start RECORDED DATA

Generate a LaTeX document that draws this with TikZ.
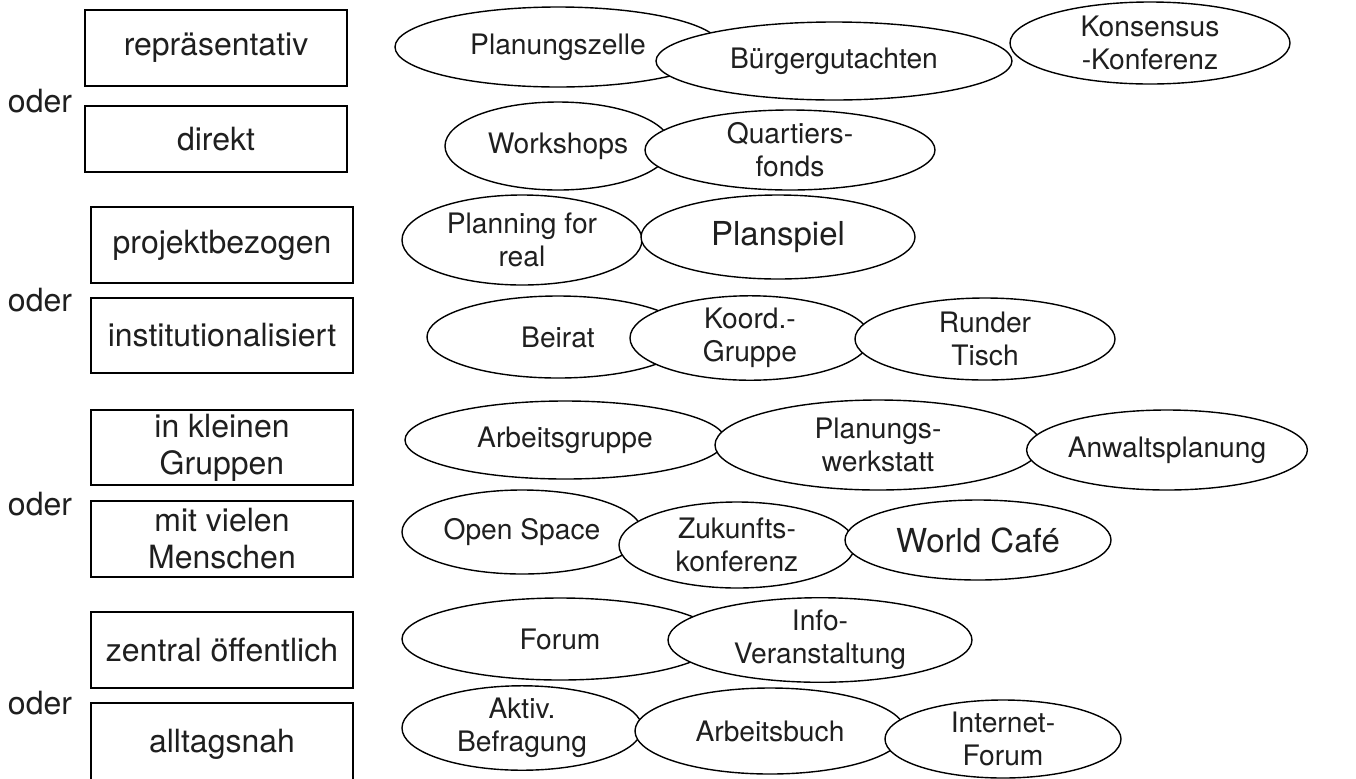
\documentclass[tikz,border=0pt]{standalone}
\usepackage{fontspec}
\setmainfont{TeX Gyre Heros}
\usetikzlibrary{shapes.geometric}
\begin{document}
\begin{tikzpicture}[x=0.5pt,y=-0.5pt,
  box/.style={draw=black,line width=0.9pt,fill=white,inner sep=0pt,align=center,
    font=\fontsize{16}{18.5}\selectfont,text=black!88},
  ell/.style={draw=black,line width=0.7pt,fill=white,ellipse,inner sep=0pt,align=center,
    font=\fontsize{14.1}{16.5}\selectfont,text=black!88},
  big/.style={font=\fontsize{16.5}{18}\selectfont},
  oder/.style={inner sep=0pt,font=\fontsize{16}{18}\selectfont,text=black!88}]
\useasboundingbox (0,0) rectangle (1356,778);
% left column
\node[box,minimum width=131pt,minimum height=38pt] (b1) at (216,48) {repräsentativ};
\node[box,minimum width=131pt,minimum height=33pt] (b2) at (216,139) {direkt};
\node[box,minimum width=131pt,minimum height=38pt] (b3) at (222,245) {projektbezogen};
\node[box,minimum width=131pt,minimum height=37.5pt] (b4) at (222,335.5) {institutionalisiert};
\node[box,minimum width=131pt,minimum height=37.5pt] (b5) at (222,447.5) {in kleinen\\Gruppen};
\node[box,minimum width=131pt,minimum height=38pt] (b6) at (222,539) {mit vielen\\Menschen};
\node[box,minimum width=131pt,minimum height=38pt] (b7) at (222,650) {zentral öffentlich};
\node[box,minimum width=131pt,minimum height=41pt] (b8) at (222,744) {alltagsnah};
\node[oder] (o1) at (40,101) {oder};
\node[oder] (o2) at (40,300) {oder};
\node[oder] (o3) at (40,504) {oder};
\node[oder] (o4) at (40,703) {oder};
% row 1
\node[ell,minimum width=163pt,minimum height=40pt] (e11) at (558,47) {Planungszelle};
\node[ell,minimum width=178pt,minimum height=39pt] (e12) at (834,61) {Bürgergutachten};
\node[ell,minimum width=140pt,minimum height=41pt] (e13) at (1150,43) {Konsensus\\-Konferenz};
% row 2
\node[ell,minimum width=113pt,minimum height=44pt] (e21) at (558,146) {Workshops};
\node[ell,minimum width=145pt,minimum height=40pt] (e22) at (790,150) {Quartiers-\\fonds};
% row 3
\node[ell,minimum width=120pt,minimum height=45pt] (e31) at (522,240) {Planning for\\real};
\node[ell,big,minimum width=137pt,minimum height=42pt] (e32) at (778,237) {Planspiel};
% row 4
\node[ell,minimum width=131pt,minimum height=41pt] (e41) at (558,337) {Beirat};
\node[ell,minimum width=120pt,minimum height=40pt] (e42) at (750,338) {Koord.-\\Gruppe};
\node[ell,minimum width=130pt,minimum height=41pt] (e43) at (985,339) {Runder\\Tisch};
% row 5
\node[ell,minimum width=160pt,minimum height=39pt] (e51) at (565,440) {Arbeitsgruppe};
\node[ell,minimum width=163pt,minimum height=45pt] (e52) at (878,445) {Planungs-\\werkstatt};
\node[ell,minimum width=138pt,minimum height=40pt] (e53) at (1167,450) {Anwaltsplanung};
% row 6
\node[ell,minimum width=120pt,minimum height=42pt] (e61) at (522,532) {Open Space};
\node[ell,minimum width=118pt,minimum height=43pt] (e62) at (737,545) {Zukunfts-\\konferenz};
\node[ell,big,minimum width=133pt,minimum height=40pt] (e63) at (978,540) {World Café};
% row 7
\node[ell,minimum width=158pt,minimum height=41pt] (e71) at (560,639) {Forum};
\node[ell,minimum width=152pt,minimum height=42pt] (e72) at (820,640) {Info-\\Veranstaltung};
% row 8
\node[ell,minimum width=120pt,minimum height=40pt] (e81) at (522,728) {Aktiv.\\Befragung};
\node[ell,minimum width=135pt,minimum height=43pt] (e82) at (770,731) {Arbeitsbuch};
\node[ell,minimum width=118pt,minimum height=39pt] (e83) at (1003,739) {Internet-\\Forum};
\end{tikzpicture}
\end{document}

end RECORDED DATA

Write out the whole listing exactly, and drop the pictures.

### REPLY TO THE TASK
Generate a LaTeX document that draws this with TikZ.
\documentclass[tikz,border=0pt]{standalone}
\usepackage{fontspec}
\setmainfont{TeX Gyre Heros}
\usetikzlibrary{shapes.geometric}
\begin{document}
\begin{tikzpicture}[x=0.5pt,y=-0.5pt,
  box/.style={draw=black,line width=0.9pt,fill=white,inner sep=0pt,align=center,
    font=\fontsize{16}{18.5}\selectfont,text=black!88},
  ell/.style={draw=black,line width=0.7pt,fill=white,ellipse,inner sep=0pt,align=center,
    font=\fontsize{14.1}{16.5}\selectfont,text=black!88},
  big/.style={font=\fontsize{16.5}{18}\selectfont},
  oder/.style={inner sep=0pt,font=\fontsize{16}{18}\selectfont,text=black!88}]
\useasboundingbox (0,0) rectangle (1356,778);
% left column
\node[box,minimum width=131pt,minimum height=38pt] (b1) at (216,48) {repräsentativ};
\node[box,minimum width=131pt,minimum height=33pt] (b2) at (216,139) {direkt};
\node[box,minimum width=131pt,minimum height=38pt] (b3) at (222,245) {projektbezogen};
\node[box,minimum width=131pt,minimum height=37.5pt] (b4) at (222,335.5) {institutionalisiert};
\node[box,minimum width=131pt,minimum height=37.5pt] (b5) at (222,447.5) {in kleinen\\Gruppen};
\node[box,minimum width=131pt,minimum height=38pt] (b6) at (222,539) {mit vielen\\Menschen};
\node[box,minimum width=131pt,minimum height=38pt] (b7) at (222,650) {zentral öffentlich};
\node[box,minimum width=131pt,minimum height=41pt] (b8) at (222,744) {alltagsnah};
\node[oder] (o1) at (40,101) {oder};
\node[oder] (o2) at (40,300) {oder};
\node[oder] (o3) at (40,504) {oder};
\node[oder] (o4) at (40,703) {oder};
% row 1
\node[ell,minimum width=163pt,minimum height=40pt] (e11) at (558,47) {Planungszelle};
\node[ell,minimum width=178pt,minimum height=39pt] (e12) at (834,61) {Bürgergutachten};
\node[ell,minimum width=140pt,minimum height=41pt] (e13) at (1150,43) {Konsensus\\-Konferenz};
% row 2
\node[ell,minimum width=113pt,minimum height=44pt] (e21) at (558,146) {Workshops};
\node[ell,minimum width=145pt,minimum height=40pt] (e22) at (790,150) {Quartiers-\\fonds};
% row 3
\node[ell,minimum width=120pt,minimum height=45pt] (e31) at (522,240) {Planning for\\real};
\node[ell,big,minimum width=137pt,minimum height=42pt] (e32) at (778,237) {Planspiel};
% row 4
\node[ell,minimum width=131pt,minimum height=41pt] (e41) at (558,337) {Beirat};
\node[ell,minimum width=120pt,minimum height=40pt] (e42) at (750,338) {Koord.-\\Gruppe};
\node[ell,minimum width=130pt,minimum height=41pt] (e43) at (985,339) {Runder\\Tisch};
% row 5
\node[ell,minimum width=160pt,minimum height=39pt] (e51) at (565,440) {Arbeitsgruppe};
\node[ell,minimum width=163pt,minimum height=45pt] (e52) at (878,445) {Planungs-\\werkstatt};
\node[ell,minimum width=138pt,minimum height=40pt] (e53) at (1167,450) {Anwaltsplanung};
% row 6
\node[ell,minimum width=120pt,minimum height=42pt] (e61) at (522,532) {Open Space};
\node[ell,minimum width=118pt,minimum height=43pt] (e62) at (737,545) {Zukunfts-\\konferenz};
\node[ell,big,minimum width=133pt,minimum height=40pt] (e63) at (978,540) {World Café};
% row 7
\node[ell,minimum width=158pt,minimum height=41pt] (e71) at (560,639) {Forum};
\node[ell,minimum width=152pt,minimum height=42pt] (e72) at (820,640) {Info-\\Veranstaltung};
% row 8
\node[ell,minimum width=120pt,minimum height=40pt] (e81) at (522,728) {Aktiv.\\Befragung};
\node[ell,minimum width=135pt,minimum height=43pt] (e82) at (770,731) {Arbeitsbuch};
\node[ell,minimum width=118pt,minimum height=39pt] (e83) at (1003,739) {Internet-\\Forum};
\end{tikzpicture}
\end{document}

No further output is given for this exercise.